Speed up DGLGraph.subgraphs (or dgl.unbatch)?


#1

Is it possible to speed up either of these operations? I am trying to split about 100k nodes into 10k subgraphs and this operation takes up 95% of my code’s runtime. I have tried to run DGLGraph.subgraphs in parallel with multiprocessing (this would give sufficient speedup), but am getting the following error:

multiprocessing.pool.MaybeEncodingError: 
Error sending result: '[[<dgl.subgraph.DGLSubGraph object at 0x7f07fc620278>]]'. 
Reason: 'NotImplementedError('SubgraphIndex pickling is not supported yet.',)'

#2

Are these 10K subgraphs connected? Or it’s more like an unbatch case where each subgraph is one component?


#3

No connections, just like the unbatch case. I actually have no edges at all; DGL just makes it much easier to compute over unequally-sized groups of nodes.

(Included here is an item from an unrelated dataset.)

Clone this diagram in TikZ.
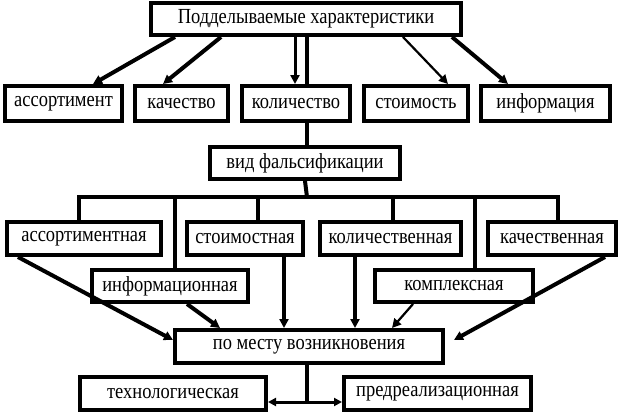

I wonder if I could make a child class of SubgraphIndex which supports pickling?


#4

I realized since I’m not currently using edges that I could just create new dgl.DGLGraph objects with the number of nodes I need for each subgraph. DGLGraphs can be serialized, but it seems there is a linear-time overhead when doing this which makes multiprocessing prohibitive (running without multiprocessing gives similar performance DGLGraph.subgraphs).

Still looking for a solution (ideally with DGLGraph.subgraphs.) if possible.